This is the mail archive of the
gcc-patches@gcc.gnu.org
mailing list for the GCC project.
Re: [PATCH] Fold zero extensions into bit-wise ANDs
- From: Linus Torvalds <torvalds at transmeta dot com>
- To: Roger Sayle <roger at eyesopen dot com>
- Cc: <gcc-patches at gcc dot gnu dot org>
- Date: Tue, 16 Apr 2002 21:20:32 -0700 (PDT)

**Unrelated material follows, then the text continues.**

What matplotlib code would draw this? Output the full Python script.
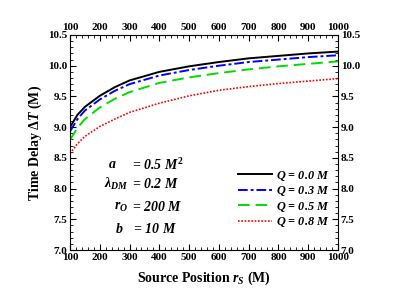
import matplotlib
matplotlib.use('Agg')
import matplotlib.pyplot as plt
from matplotlib.ticker import MultipleLocator

# source position r_S (M)
r_s = [100, 125, 150, 200, 250, 300, 400, 500, 600, 700, 800, 900, 1000]

# time delay for each charge Q
dt_q00 = [9.00, 9.20, 9.33, 9.51, 9.65, 9.76, 9.90, 9.99, 10.06, 10.12, 10.16, 10.20, 10.23]
dt_q03 = [8.93, 9.13, 9.27, 9.45, 9.59, 9.70, 9.84, 9.93, 10.00, 10.06, 10.10, 10.14, 10.17]
dt_q05 = [8.79, 8.99, 9.13, 9.32, 9.46, 9.57, 9.72, 9.81, 9.88, 9.94, 9.99, 10.03, 10.07]
dt_q08 = [8.57, 8.73, 8.85, 9.01, 9.13, 9.24, 9.39, 9.51, 9.60, 9.66, 9.71, 9.75, 9.79]

labels = ['$Q$ = 0.0 $M$', '$Q$ = 0.3 $M$', '$Q$ = 0.5 $M$', '$Q$ = 0.8 $M$']
xticks = [100, 200, 300, 400, 500, 600, 700, 800, 900, 1000]
yticks = [7.0, 7.5, 8.0, 8.5, 9.0, 9.5, 10.0, 10.5]

plt.rcParams['font.family'] = 'Liberation Serif'
plt.rcParams['font.weight'] = 'bold'
plt.rcParams['mathtext.fontset'] = 'custom'
plt.rcParams['mathtext.rm'] = 'Liberation Serif:bold'
plt.rcParams['mathtext.it'] = 'Liberation Serif:bold:italic'
plt.rcParams['mathtext.bf'] = 'Liberation Serif:bold'

fig = plt.figure(figsize=(3.93, 3.01), dpi=100)
ax = fig.add_axes([70 / 393, 1 - 250 / 301, 268 / 393, 215 / 301])

ax.plot(r_s, dt_q00, color='black', lw=1.4, ls='-', label=labels[0])
ax.plot(r_s, dt_q03, color='blue', lw=1.4, ls=(0, (5, 1.5, 1.5, 1.5)), label=labels[1])
ax.plot(r_s, dt_q05, color='#00dd00', lw=1.4, ls=(0, (6, 3)), label=labels[2])
ax.plot(r_s, dt_q08, color='red', lw=1.2, ls=(0, (1, 1)), label=labels[3])

ax.set_xlim(100, 1000)
ax.set_ylim(7.0, 10.5)
ax.set_xticks(xticks)
ax.set_yticks(yticks)
ax.xaxis.set_minor_locator(MultipleLocator(20))
ax.yaxis.set_minor_locator(MultipleLocator(0.1))
ax.tick_params(which='both', direction='in', top=True, right=True,
               labeltop=True, labelright=True, labelsize=8, pad=2)
ax.tick_params(which='major', length=4, width=0.8)
ax.tick_params(which='minor', length=2, width=0.6)
ax.yaxis.set_major_formatter(plt.FormatStrFormatter('%.1f'))
for lab in ax.get_xticklabels() + ax.get_yticklabels():
    lab.set_fontweight('bold')

ax.set_xlabel('Source Position $r_S$ (M)', fontsize=10, fontweight='bold', labelpad=6)
ax.set_ylabel(r'Time Delay $\Delta T$ (M)', fontsize=10, fontweight='bold', labelpad=3)

txt = dict(fontsize=10, style='italic', fontweight='bold', transform=fig.transFigure,
           va='center')
fig.text(108 / 393, 1 - 165 / 301, '$a$', **txt)
fig.text(132 / 393, 1 - 165 / 301, '= 0.5 $M^2$', **txt)
fig.text(104 / 393, 1 - 184 / 301, r'$\lambda_{DM}$', **txt)
fig.text(132 / 393, 1 - 184 / 301, '= 0.2 $M$', **txt)
fig.text(114 / 393, 1 - 207 / 301, '$r_O$', **txt)
fig.text(132 / 393, 1 - 207 / 301, '= 200 $M$', **txt)
fig.text(115 / 393, 1 - 229 / 301, '$b$', **txt)
fig.text(130 / 393, 1 - 229 / 301, ' = 10 $M$', **txt)

leg = ax.legend(loc='lower right', bbox_to_anchor=(0.985, 0.075), frameon=False,
                fontsize=8.8, handlelength=2.8, handletextpad=0.3, labelspacing=0.12,
                borderaxespad=0)
for t in leg.get_texts():
    t.set_fontstyle('italic')
    t.set_fontweight('bold')

fig.savefig('out.png', dpi=100)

- Subject: Re: [PATCH] Fold zero extensions into bit-wise ANDs
On Tue, 16 Apr 2002, Roger Sayle wrote:
>
> The strange thing is that when the tranformation performed by my
> patch is applied by hand, i.e. rewriting the function above as
>
> long long foo(unsigned char bar)
> {
> return (long long)bar & 0x24;
> }
The above is _not_ the same. That cast changes what the code means.
The above parses as
return ((long long)bar) & 0x24;
which in turn (because of the widening of the arguments to '&') is the
same as
return ((long long)bar) & (long long)0x24;
while the original "return bar & 0x24;" with the types done explicitly is
return (long long) ((unsigned char)(bar) & (int)0x24);
which becomes
return (long long) ((int)(unsigned char)(bar) & (int) 0x24);
ie in the new case you created by adding the cast, you have a 64-bit
logical and operation, while in the original case you have a 32-bit
logical and that gets sign-extended to 64 bits.
> Then GCC (both mainline and with my patch) generates
>
> foo: movzbl 4(%esp), %eax
> xorl %edx, %edx
> andl $36, %eax
> ret
>
> which uses the prefered "xorl %edx, %edx" instead of the "cltd".

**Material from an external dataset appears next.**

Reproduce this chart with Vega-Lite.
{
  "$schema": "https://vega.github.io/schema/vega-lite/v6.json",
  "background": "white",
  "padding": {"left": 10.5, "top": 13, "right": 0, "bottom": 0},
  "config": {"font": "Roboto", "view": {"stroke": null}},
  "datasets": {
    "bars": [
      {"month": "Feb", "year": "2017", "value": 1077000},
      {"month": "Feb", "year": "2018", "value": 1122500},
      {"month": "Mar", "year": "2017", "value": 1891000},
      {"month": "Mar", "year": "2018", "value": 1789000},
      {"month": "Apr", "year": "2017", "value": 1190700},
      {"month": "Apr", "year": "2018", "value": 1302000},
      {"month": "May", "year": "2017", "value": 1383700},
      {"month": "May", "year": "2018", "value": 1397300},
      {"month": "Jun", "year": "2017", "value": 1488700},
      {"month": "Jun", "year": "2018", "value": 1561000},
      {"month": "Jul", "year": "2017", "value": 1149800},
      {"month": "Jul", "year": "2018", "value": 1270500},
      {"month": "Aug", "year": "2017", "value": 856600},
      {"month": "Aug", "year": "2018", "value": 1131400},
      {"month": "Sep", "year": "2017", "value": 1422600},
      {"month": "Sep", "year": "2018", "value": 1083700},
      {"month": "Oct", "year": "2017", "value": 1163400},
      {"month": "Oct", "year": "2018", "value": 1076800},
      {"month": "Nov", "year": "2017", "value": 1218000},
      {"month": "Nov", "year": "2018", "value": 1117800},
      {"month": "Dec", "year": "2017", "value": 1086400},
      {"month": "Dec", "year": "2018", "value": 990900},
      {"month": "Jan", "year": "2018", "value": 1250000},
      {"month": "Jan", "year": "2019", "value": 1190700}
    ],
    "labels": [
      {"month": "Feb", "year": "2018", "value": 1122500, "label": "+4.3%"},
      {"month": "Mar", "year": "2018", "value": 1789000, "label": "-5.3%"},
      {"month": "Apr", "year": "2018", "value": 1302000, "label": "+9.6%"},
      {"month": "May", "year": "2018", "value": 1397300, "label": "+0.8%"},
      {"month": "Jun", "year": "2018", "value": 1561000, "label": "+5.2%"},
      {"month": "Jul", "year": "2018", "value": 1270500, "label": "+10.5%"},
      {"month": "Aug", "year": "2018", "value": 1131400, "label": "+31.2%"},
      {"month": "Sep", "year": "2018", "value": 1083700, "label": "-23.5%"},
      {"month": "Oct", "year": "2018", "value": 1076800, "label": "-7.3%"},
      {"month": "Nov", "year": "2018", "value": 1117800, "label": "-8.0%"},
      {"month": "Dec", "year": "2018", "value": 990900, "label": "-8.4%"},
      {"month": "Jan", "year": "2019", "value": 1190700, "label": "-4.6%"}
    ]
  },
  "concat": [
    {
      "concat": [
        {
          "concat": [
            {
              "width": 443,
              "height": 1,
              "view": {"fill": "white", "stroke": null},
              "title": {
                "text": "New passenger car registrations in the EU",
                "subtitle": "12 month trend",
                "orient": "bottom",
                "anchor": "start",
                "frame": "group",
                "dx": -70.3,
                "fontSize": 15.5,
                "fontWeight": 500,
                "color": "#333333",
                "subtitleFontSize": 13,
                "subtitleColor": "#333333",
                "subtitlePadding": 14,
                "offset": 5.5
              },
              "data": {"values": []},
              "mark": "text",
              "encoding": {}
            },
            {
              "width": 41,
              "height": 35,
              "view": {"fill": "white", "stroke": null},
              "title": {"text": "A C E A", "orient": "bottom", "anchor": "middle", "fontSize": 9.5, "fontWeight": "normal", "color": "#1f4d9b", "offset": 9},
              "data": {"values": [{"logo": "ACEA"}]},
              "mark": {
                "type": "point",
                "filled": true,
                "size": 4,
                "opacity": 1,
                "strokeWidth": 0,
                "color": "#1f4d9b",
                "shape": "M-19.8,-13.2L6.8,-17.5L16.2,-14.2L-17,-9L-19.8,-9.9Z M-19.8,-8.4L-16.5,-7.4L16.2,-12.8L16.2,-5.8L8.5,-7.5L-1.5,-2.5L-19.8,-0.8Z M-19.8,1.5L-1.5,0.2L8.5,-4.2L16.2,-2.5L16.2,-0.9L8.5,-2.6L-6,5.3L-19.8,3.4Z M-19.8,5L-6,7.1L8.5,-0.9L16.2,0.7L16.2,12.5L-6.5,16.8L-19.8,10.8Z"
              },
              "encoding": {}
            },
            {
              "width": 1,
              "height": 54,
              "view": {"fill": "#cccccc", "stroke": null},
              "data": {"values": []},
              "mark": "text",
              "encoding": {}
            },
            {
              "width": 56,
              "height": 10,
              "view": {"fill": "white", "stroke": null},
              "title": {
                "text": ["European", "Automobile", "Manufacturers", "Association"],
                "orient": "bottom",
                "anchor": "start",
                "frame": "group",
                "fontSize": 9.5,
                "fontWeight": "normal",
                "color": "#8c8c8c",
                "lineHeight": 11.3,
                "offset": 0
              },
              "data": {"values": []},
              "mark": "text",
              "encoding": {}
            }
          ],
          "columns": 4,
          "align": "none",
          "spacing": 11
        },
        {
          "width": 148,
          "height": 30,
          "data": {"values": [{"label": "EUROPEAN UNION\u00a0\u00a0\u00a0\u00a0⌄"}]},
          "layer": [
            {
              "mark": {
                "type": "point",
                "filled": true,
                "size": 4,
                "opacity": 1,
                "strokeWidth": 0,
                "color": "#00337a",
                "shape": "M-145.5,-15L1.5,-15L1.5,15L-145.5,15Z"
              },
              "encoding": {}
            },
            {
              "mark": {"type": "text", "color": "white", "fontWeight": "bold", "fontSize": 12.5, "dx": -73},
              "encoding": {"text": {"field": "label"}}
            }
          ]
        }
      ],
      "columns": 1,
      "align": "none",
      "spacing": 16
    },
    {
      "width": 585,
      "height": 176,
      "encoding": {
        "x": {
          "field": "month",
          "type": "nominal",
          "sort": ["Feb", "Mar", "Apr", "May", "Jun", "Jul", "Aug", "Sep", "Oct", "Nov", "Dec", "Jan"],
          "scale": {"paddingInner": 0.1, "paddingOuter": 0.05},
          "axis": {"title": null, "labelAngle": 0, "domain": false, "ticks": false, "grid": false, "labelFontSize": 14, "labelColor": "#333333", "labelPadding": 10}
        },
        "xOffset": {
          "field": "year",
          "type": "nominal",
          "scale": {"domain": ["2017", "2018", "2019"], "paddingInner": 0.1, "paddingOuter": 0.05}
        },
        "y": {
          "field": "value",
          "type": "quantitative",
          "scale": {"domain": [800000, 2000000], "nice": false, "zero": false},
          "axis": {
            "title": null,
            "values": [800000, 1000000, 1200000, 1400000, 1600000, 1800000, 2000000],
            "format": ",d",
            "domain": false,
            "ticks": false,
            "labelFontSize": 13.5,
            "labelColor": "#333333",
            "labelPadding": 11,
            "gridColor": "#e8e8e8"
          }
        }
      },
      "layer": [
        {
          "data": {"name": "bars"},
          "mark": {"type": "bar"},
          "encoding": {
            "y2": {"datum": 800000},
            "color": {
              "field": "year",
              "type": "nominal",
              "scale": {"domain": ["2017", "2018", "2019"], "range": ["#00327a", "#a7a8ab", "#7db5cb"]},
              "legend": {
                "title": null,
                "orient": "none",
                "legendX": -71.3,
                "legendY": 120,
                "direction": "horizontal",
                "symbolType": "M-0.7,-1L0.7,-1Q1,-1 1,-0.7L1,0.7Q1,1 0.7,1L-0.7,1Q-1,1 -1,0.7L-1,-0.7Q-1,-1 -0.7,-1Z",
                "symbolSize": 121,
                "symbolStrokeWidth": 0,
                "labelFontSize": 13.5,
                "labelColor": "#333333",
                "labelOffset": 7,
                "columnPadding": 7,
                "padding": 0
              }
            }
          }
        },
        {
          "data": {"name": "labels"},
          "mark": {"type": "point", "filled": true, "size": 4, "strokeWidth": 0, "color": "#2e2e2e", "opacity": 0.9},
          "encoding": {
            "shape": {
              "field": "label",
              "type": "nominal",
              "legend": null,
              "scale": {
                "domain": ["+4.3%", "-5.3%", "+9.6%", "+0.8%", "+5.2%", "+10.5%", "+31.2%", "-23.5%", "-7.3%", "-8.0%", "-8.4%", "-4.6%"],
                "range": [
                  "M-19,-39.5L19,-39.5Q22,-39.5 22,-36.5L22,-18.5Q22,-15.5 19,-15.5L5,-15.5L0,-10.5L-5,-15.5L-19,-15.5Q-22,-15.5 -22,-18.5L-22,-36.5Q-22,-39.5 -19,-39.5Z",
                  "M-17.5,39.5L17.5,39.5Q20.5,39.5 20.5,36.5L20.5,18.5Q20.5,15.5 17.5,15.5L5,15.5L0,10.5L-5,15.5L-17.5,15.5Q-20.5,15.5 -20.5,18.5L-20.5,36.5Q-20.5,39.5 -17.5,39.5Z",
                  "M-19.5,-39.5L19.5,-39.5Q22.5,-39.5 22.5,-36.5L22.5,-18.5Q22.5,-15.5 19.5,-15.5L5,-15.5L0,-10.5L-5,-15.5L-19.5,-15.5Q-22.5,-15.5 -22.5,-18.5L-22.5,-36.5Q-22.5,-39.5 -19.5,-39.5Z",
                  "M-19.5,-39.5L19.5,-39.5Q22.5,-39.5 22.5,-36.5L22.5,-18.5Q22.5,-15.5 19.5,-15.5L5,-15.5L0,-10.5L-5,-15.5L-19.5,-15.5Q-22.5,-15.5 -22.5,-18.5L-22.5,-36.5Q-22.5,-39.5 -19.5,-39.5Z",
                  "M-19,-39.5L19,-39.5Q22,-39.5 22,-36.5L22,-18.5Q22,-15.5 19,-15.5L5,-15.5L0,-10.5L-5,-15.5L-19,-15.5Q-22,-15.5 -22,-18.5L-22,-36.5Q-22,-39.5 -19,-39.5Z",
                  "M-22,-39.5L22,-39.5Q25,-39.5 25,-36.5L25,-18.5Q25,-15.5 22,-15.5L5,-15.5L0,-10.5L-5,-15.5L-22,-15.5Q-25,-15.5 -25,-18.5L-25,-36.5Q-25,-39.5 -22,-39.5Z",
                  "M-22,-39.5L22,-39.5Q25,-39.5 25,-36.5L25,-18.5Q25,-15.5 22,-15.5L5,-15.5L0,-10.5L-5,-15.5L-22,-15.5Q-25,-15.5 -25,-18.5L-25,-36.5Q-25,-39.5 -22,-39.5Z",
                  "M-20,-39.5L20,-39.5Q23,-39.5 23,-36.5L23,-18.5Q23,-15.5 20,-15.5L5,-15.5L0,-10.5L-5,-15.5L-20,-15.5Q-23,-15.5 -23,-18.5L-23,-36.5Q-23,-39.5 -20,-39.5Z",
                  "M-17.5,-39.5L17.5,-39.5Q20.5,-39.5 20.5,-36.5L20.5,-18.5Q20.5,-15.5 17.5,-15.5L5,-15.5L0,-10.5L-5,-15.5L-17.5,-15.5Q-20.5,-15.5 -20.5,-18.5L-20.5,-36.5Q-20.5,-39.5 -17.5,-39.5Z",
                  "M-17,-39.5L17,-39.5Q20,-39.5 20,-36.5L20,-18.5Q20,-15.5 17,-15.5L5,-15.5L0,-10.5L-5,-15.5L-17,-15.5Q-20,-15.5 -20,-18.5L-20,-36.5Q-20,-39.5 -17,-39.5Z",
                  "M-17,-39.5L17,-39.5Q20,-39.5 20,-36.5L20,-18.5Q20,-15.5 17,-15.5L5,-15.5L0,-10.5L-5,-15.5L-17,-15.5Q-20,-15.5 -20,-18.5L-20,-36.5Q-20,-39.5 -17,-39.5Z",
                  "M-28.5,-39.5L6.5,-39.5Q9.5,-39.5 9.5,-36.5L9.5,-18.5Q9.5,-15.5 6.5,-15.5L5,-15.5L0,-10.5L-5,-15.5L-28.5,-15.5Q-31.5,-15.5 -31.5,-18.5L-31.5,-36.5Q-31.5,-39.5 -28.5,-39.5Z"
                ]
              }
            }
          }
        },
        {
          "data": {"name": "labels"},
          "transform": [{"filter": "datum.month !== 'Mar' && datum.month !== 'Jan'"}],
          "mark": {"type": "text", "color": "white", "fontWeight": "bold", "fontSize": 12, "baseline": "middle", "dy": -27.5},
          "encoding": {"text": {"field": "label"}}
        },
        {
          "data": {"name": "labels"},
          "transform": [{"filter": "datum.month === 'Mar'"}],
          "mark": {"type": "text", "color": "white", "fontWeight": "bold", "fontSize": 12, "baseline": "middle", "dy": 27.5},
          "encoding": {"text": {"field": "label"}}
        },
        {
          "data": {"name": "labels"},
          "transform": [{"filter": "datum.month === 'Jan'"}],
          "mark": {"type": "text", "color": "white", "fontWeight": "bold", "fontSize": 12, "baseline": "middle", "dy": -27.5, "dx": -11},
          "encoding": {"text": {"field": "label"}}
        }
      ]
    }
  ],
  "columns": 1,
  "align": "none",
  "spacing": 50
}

> I'll need to investigate further why I'm getting a slightly different
> instruction sequence. The "movzbl" should also be fixed.
>
> Ahh, the mysteries of gcc.
Not mysterious at all - by adding the cast, you really changed the code,
and now it became an "and" with the 64-big constant 0x00000000 00000024,
where the upper bits of the result are clearly zero.
In contrast, in the original code, you had a 32-bit and, and the upper
bits are sign-extended from the 32-bit result (and are "clearly zero" only
if you notice that the 32-bit result always has the sign bit clear.
Of course, the fact that gcc generates different code is an indication
that it missed an optimization, since the two (different) expressions
should clearly always get the same end result in the case of a positive
integer that fits in all types involved.
Linus